US-based iRobot is a global company that builds robots and “intelligent home” innovations, having introduced Roomba self-operating vacuums a decade ago, Amazon said in a release.

“Over many years, the iRobot team has proven its ability to reinvent how people clean with products that are incredibly practical and inventive,” said Amazon senior vice president of devices Dave Limp.

Amazon’s deal to buy iRobot for $61 per share along with acquiring the company’s debt is subject to approval of shareholders and regulators.

Colin Angle is to remain chief executive of iRobot after the purchase.

The acquisition “reinforces Amazon’s interest and market position in robotics and home automation, and underscores the strategic value of AI,” Baird analyst Colin Sebastian said in a note to investors.

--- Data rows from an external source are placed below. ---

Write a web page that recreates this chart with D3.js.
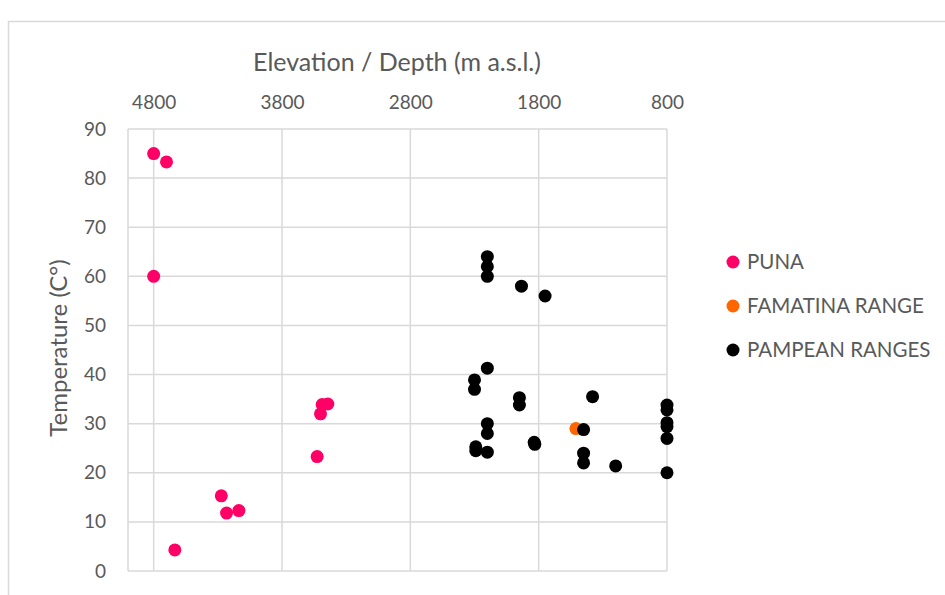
<html>
<head>
<meta charset="utf-8">
<style>
  body { margin: 0; background: #fff; }
  text { font-family: Lato, "Open Sans", sans-serif; fill: #595959; }
  .grid line { stroke: #d9d9d9; stroke-width: 1.5; }
</style>
</head>
<body>
<svg id="chart" width="945" height="595"></svg>
<script src="https://cdn.jsdelivr.net/npm/d3@7"></script>
<script>
// elevation (m a.s.l.) and temperature (°C)
let punaElev = [4800, 4700, 4800, 4635, 4273, 4232, 4136, 3526, 3500, 3487, 3443]
let punaTemp = [85, 83.3, 60, 4.3, 15.3, 11.8, 12.3, 23.3, 32, 33.9, 34]

let famatinaElev = [1510]
let famatinaTemp = [29]

let pampeanElev = [2200, 2200, 2200, 1934, 1750, 2200, 2300, 2300, 1950, 1950, 1380,
                   800, 800, 800, 800, 800, 800, 2200, 2200, 2290, 2290, 2200,
                   1835, 1830, 1450, 1450, 1450, 1200]
let pampeanTemp = [64, 62, 60, 58, 56, 41.3, 38.9, 37, 35.3, 33.8, 35.5,
                   33.8, 32.8, 30.2, 29.4, 27, 20, 30, 28, 25.3, 24.5, 24.2,
                   26.2, 25.8, 28.8, 24, 22, 21.4]

let seriesNames = ["PUNA", "FAMATINA RANGE", "PAMPEAN RANGES"]
let seriesColors = ["#ff0066", "#ff6600", "#000000"]
let xTicks = [4800, 3800, 2800, 1800, 800]
let yTicks = [0, 10, 20, 30, 40, 50, 60, 70, 80, 90]

let svg = d3.select("#chart")

// outer chart frame
svg.append("rect")
   .attr("x", 8.5).attr("y", 21.5)
   .attr("width", 1000).attr("height", 1000)
   .attr("fill", "none").attr("stroke", "#d9d9d9").attr("stroke-width", 1.5)

let x = d3.scaleLinear().domain([5000, 800]).range([128, 667])
let y = d3.scaleLinear().domain([0, 90]).range([571, 129])

// gridlines
let grid = svg.append("g").attr("class", "grid")
grid.selectAll(".h").data(yTicks).enter().append("line")
    .attr("x1", 128).attr("x2", 667)
    .attr("y1", d => y(d)).attr("y2", d => y(d))
grid.selectAll(".v").data(xTicks).enter().append("line")
    .attr("x1", d => x(d)).attr("x2", d => x(d))
    .attr("y1", 129).attr("y2", 571)
grid.append("line").attr("x1", 128).attr("x2", 128).attr("y1", 129).attr("y2", 571)

// axes (labels only, Excel style)
svg.append("g").attr("transform", "translate(0,129)")
    .call(d3.axisTop(x).tickValues(xTicks).tickFormat(d3.format("d")).tickSize(0).tickPadding(20))
svg.append("g").attr("transform", "translate(128,0)")
    .call(d3.axisLeft(y).tickValues(yTicks).tickSize(0).tickPadding(22))
svg.selectAll(".domain").remove()
svg.selectAll(".tick text").style("font-size", "19px").attr("fill", "#595959")

// axis titles
svg.append("text").attr("x", 397).attr("y", 71)
   .attr("text-anchor", "middle").style("font-size", "25px")
   .text("Elevation / Depth (m a.s.l.)")
svg.append("text").attr("transform", "translate(67,348) rotate(-90)")
   .attr("text-anchor", "middle").style("font-size", "24px")
   .text("Temperature (C°)")

// points
let series = [
  d3.zip(punaElev, punaTemp),
  d3.zip(famatinaElev, famatinaTemp),
  d3.zip(pampeanElev, pampeanTemp)
]
series.forEach((pts, i) => {
  svg.append("g").selectAll("circle").data(pts).enter().append("circle")
     .attr("cx", d => x(d[0])).attr("cy", d => y(d[1]))
     .attr("r", 6.5).attr("fill", seriesColors[i])
})

// legend
let legend = svg.append("g").selectAll("g").data(seriesNames).enter().append("g")
    .attr("transform", (d, i) => `translate(733,${262 + i * 44})`)
legend.append("circle").attr("r", 6.5).attr("fill", (d, i) => seriesColors[i])
legend.append("text").attr("x", 14).attr("dy", "0.35em")
      .style("font-size", "20.5px").text(d => d)
</script>
</body>
</html>
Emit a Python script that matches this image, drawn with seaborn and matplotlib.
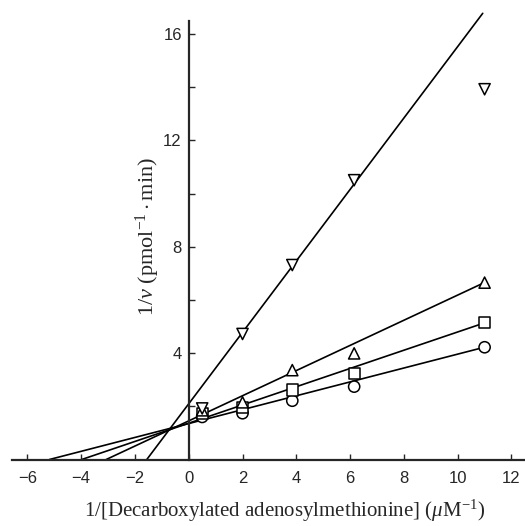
import numpy as np
import pandas as pd
import seaborn as sns
import matplotlib
matplotlib.use('Agg')
import matplotlib.pyplot as plt

# Measured points: 1/[S] (uM^-1) and 1/v for each inhibitor level
inv_s = [0.5, 2.0, 3.85, 6.15, 11.0]
circle_y = [1.60, 1.74, 2.21, 2.74, 4.22]
square_y = [1.72, 1.95, 2.61, 3.24, 5.14]
tri_up_y = [1.85, 2.15, 3.36, 3.99, 6.65]
tri_down_y = [1.92, 4.72, 7.31, 10.50, 13.92]

series = ['circle', 'square', 'tri_up', 'tri_down']
markers = {'circle': 'o', 'square': 's', 'tri_up': '^', 'tri_down': 'v'}

# Fitted lines: x intercept, slope, last x drawn
fit_x0 = [-5.18, -3.98, -3.07, -1.56]
fit_slope = [0.261, 0.343, 0.473, 1.343]
fit_xend = [11.0, 11.0, 11.0, 10.93]

xticks = [-6, -4, -2, 0, 2, 4, 6, 8, 10, 12]
yticks = [4, 8, 12, 16]

sns.set_style('ticks')
plt.rcParams['font.family'] = ['Liberation Sans', 'DejaVu Sans']
plt.rcParams['mathtext.fontset'] = 'custom'
plt.rcParams['mathtext.rm'] = 'Liberation Serif'
plt.rcParams['mathtext.it'] = 'Liberation Serif:italic'

points = pd.DataFrame({
    'x': inv_s * 4,
    'y': circle_y + square_y + tri_up_y + tri_down_y,
    'series': [s for s in series for _ in inv_s],
})

rows = []
for s, x0, k, xe in zip(series, fit_x0, fit_slope, fit_xend):
    for x in (x0, xe):
        rows.append({'x': x, 'y': k * (x - x0), 'series': s})
lines = pd.DataFrame(rows)

fig = plt.figure(figsize=(5.25, 5.26), dpi=100)
ax = fig.add_axes([0.0229, 0.1264, 0.977, 0.8597])

sns.lineplot(data=lines, x='x', y='y', units='series', estimator=None,
             color='black', linewidth=1.2, ax=ax, legend=False)
sns.scatterplot(data=points, x='x', y='y', style='series', markers=markers,
                s=65, facecolor='white', edgecolor='black', linewidth=1.1,
                ax=ax, legend=False, zorder=3)

ax.set_xlim(-6.57, 12.5)
ax.set_ylim(0, 17)

ax.spines['left'].set_position(('data', 0))
ax.spines['bottom'].set_position(('data', 0))
ax.spines['right'].set_visible(False)
ax.spines['top'].set_visible(False)
ax.spines['left'].set_bounds(0, 16.5)
ax.spines['left'].set_linewidth(1.6)
ax.spines['bottom'].set_linewidth(1.6)

ax.set_xticks(xticks)
ax.set_yticks(yticks)
ax.set_yticks([2, 6, 10, 14], minor=True)
ax.tick_params(axis='both', which='both', direction='in', length=4,
               width=1.0, labelsize=12)
ax.tick_params(axis='x', pad=8)
ax.tick_params(axis='y', pad=5)

ax.set_xlabel(r'1/[Decarboxylated adenosylmethionine] ($\mu$M$^{-1}$)',
              family='Liberation Serif', fontsize=15, va='top')
ax.xaxis.set_label_coords(0.532, -0.085)
ax.set_ylabel(r'1/$v$ (pmol$^{-1}\cdot$min)', family='Liberation Serif',
              fontsize=16)
ax.yaxis.set_label_coords(0.292, 0.492)

fig.savefig('out.png', dpi=100)
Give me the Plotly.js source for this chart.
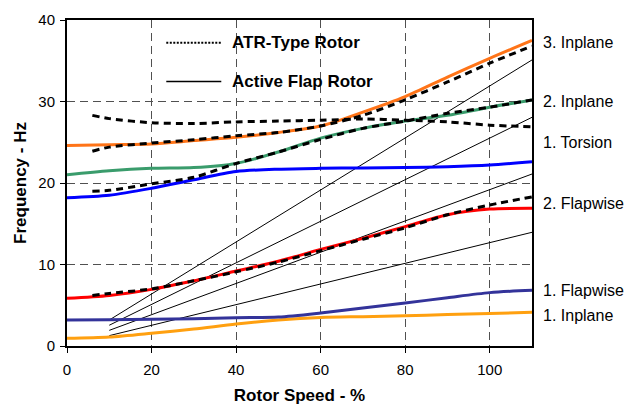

The Massachusetts-based company has a 30-year track record in robotics, and underlying software such as mapping and navigation, Sebastian said.

Amazon has been investing in smart home and automation technologies with acquisitions such as Ring doorbells, Kiva warehouse robots and self-driving startup Zoox.

“With Alexa and Amazon.com at the core, Amazon continues to prioritize opportunities to develop the smart home,” Sebastian said.

“MGM even fits as it powers more Prime Video on home entertainment devices.”

Amazon earlier this year closed an $8.45 billion deal to buy the storied MGM studios, boosting its streaming ambitions with a catalog including the James Bond and Rocky film franchises.